Derrick Stolee Oct. 26, 2022, 2:34 p.m. UTC | #1
On 10/12/2022 8:52 AM, Derrick Stolee via GitGitGadget wrote:
> This is the third series building the bundle URI feature. It is built on top
> of ds/bundle-uri-clone, which introduced 'git clone --bundle-uri=' where is
> a URI to a bundle file. This series adds the capability of downloading and
> parsing a bundle list and then downloading the URIs in that list.
> 
> The core functionality of bundle lists is implemented by creating data
> structures from a list of key-value pairs. These pairs can come from a
> plain-text file in Git config format, but in the future, we will support the
> list being supplied by packet lines over Git's protocol v2 in the
> 'bundle-uri' command (reserved for the next series).

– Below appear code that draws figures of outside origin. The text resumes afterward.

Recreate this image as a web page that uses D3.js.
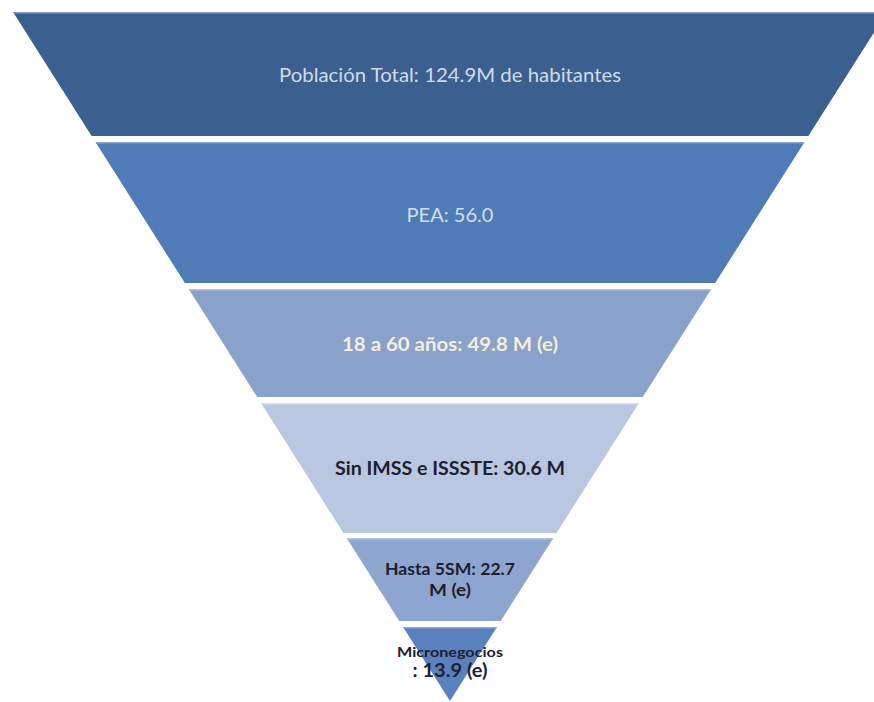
<!DOCTYPE html>
<html>
<head>
<meta charset="utf-8">
<script src="https://cdn.jsdelivr.net/npm/d3@7"></script>
<style>
  html, body { margin: 0; padding: 0; background: #ffffff; }
  svg { display: block; }
</style>
</head>
<body>
<div id="chart"></div>
<script>
// ---- data ----
const categories = ["Población Total", "PEA", "18 a 60 años", "Sin IMSS e ISSSTE", "Hasta 5SM", "Micronegocios"];
const values = [124.9, 56.0, 49.8, 30.6, 22.7, 13.9];
const labelLines = [
  ["Población Total: 124.9M de habitantes"],
  ["PEA: 56.0"],
  ["18 a 60 años: 49.8 M (e)"],
  ["Sin IMSS e ISSSTE: 30.6 M"],
  ["Hasta 5SM: 22.7", "M (e)"],
  ["Micronegocios", ": 13.9 (e)"]
];

// ---- layout / style (not data) ----
const W = 874, H = 702;
const cx = 450, apexY = 701, topY = 12, topHalf = 437;
const bands = [[12, 136], [142, 283], [289, 397], [403, 533], [538, 621], [627, 701]];
const fills = ["#3B6090", "#4F7BB7", "#8AA2CA", "#B9C7E0", "#8EA5CF", "#5A80BE"];
const edges = ["#7F9FC4", "#8AA8D2", "#B3C4DE", "#D6DFEE", "#B5C4E0", "#8FAAD6"];
const textColors = ["#CFDCE8", "#D3DEEE", "#F4EEDD", "#1C2030", "#1C2030", "#1C2030"];
const fontWeights = [400, 400, 700, 700, 700, 700];
const lineSpecs = [
  [{ y: 82, size: 20, w: 342 }],
  [{ y: 222, size: 20, w: 87 }],
  [{ y: 351, size: 19, w: 216 }],
  [{ y: 475, size: 19, w: 230 }],
  [{ y: 575, size: 17, w: 130 }, { y: 596, size: 17, w: 42 }],
  [{ y: 657, size: 14, w: 106 }, { y: 677, size: 18, w: 75 }]
];

const halfWidth = d3.scaleLinear().domain([apexY, topY]).range([0, topHalf]);

const svg = d3.select("#chart").append("svg")
  .attr("width", W).attr("height", H);

const data = categories.map((c, i) => ({ c, v: values[i], lines: labelLines[i], i }));

const g = svg.selectAll("g.seg").data(data).join("g").attr("class", "seg");

g.append("path")
  .attr("d", d => {
    const [y0, y1] = bands[d.i];
    const w0 = halfWidth(y0), w1 = halfWidth(y1);
    const pts = [[cx - w0, y0], [cx + w0, y0], [cx + w1, y1], [cx - w1, y1]];
    return d3.line()(pts) + "Z";
  })
  .attr("fill", d => fills[d.i]);

// light top edge (bevel)
g.append("line")
  .attr("x1", d => cx - halfWidth(bands[d.i][0]) + 1)
  .attr("x2", d => cx + halfWidth(bands[d.i][0]) - 1)
  .attr("y1", d => bands[d.i][0] + 0.75)
  .attr("y2", d => bands[d.i][0] + 0.75)
  .attr("stroke", d => edges[d.i])
  .attr("stroke-width", 1.5);

g.each(function(d) {
  const sel = d3.select(this);
  d.lines.forEach((t, k) => {
    const s = lineSpecs[d.i][k];
    sel.append("text")
      .attr("x", cx)
      .attr("y", s.y)
      .attr("text-anchor", "middle")
      .attr("font-family", "Lato, 'Open Sans', sans-serif")
      .attr("font-size", s.size)
      .attr("font-weight", fontWeights[d.i])
      .attr("fill", textColors[d.i])
      .attr("textLength", s.w)
      .attr("lengthAdjust", "spacingAndGlyphs")
      .text(t);
  });
});
</script>
</body>
</html>
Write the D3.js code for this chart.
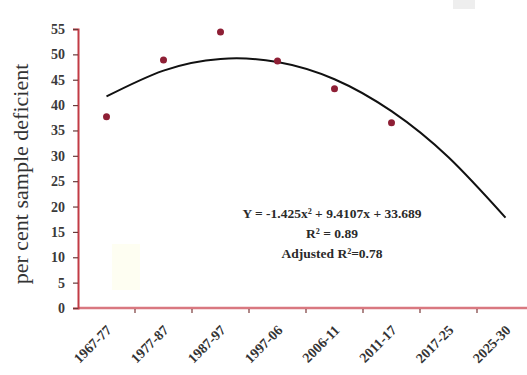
<!DOCTYPE html>
<html>
<head>
<meta charset="utf-8">
<script src="https://cdn.jsdelivr.net/npm/d3@7"></script>
<style>
  body { margin: 0; background: #fff; }
  svg { display: block; }
</style>
</head>
<body>
<script>
// values
var periods = ["1967-77", "1977-87", "1987-97", "1997-06", "2006-11", "2011-17", "2017-25", "2025-30"];
var observed = [37.7, 48.9, 54.4, 48.7, 43.2, 36.5];
// trend line values at each period (quadratic fit shown on the chart)
var trend = [41.7, 46.8, 49.1, 48.5, 45.1, 38.8, 29.7, 17.8];
var yTicks = [0, 5, 10, 15, 20, 25, 30, 35, 40, 45, 50, 55];
var eqLines = ["Y = -1.425x\u00B2 + 9.4107x + 33.689", "R\u00B2 = 0.89", "Adjusted R\u00B2=0.78"];

var width = 527,
	height = 375;

var serif = "'Liberation Serif', 'Times New Roman', serif";

var svg = d3.select("body").append("svg")
	.attr("width", width)
	.attr("height", height);

var x = d3.scaleBand().domain(periods).range([78, 534]).padding(0);
var y = d3.scaleLinear().domain([0, 55]).range([308, 29]);

// faint artifacts of the scan
svg.append("rect").attr("x", 112).attr("y", 244).attr("width", 28).attr("height", 46).attr("fill", "#fefef2");
svg.append("rect").attr("x", 453).attr("y", 0).attr("width", 22).attr("height", 9).attr("fill", "#eeeeee");

// x axis
var xAxis = svg.append("g").attr("transform", "translate(0," + y(0) + ")")
	.call(d3.axisBottom(x).tickSize(0));
xAxis.select(".domain").remove();
xAxis.append("line")
	.attr("x1", 78).attr("x2", width)
	.attr("stroke", "#d97880").attr("stroke-width", 2.5);
xAxis.selectAll(".tick text")
	.attr("font-family", serif)
	.attr("font-weight", "bold")
	.attr("font-size", 14)
	.attr("fill", "#333")
	.attr("text-anchor", "end")
	.attr("dy", null)
	.attr("y", 0)
	.attr("transform", "translate(6,23) rotate(-45)");

// boundary tick marks between periods
xAxis.selectAll(".btick")
	.data(periods.slice(1))
	.enter().append("line")
	.attr("class", "btick")
	.attr("x1", function(d) { return x(d); })
	.attr("x2", function(d) { return x(d); })
	.attr("y1", 1).attr("y2", 5)
	.attr("stroke", "#7a3a3a").attr("stroke-width", 1.2);

// y axis
var yAxis = svg.append("g").attr("transform", "translate(78,0)")
	.call(d3.axisLeft(y).tickValues(yTicks).tickSize(5).tickPadding(8));
yAxis.select(".domain").attr("stroke", "#c23b45").attr("stroke-width", 2);
yAxis.selectAll(".tick line").attr("stroke", "#6a3a3a").attr("stroke-width", 1.2);
yAxis.selectAll(".tick text")
	.attr("font-family", serif)
	.attr("font-weight", "bold")
	.attr("font-size", 14)
	.attr("fill", "#3a3a3a");

svg.append("text")
	.attr("transform", "translate(28," + 174 + ") rotate(-90)")
	.attr("text-anchor", "middle")
	.attr("font-family", serif)
	.attr("font-size", 22)
	.attr("fill", "#333")
	.text("per cent sample deficient");

// trend curve
var line = d3.line()
	.x(function(d, i) { return x(periods[i]) + x.bandwidth() / 2; })
	.y(function(d) { return y(d); })
	.curve(d3.curveNatural);

svg.append("path")
	.datum(trend)
	.attr("d", line)
	.attr("fill", "none")
	.attr("stroke", "#111")
	.attr("stroke-width", 2);

// observed points
svg.selectAll(".pt")
	.data(observed)
	.enter().append("circle")
	.attr("class", "pt")
	.attr("cx", function(d, i) { return x(periods[i]) + x.bandwidth() / 2; })
	.attr("cy", function(d) { return y(d); })
	.attr("r", 3.5)
	.attr("fill", "#8e1f35");

// equation
svg.selectAll(".eq")
	.data(eqLines)
	.enter().append("text")
	.attr("class", "eq")
	.attr("x", 332)
	.attr("y", function(d, i) { return 218 + i * 20; })
	.attr("text-anchor", "middle")
	.attr("font-family", serif)
	.attr("font-weight", "bold")
	.attr("font-size", 13.5)
	.attr("fill", "#2a2a2a")
	.text(function(d) { return d; });
</script>
</body>
</html>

This version has been available for a while now without comment. Could
we consider it for merging to 'next' soon?

I want to wait for this series to merge into 'master' before sending
part IV on top, which advertises bundle URIs over protocol v2.

Thanks,
-Stolee
Junio C Hamano Oct. 26, 2022, 4:06 p.m. UTC | #2
Derrick Stolee <derrickstolee@github.com> writes:

> This version has been available for a while now without comment. Could
> we consider it for merging to 'next' soon?

Could somebody who has reviewed it fully give an Ack (or two)?  I
know an earlier rounds had some comments, but after v3 things have
quieted down.

I know the change from v4 to v5 has good improvements, but do not
claim to have read the other parts in detail.

Thanks.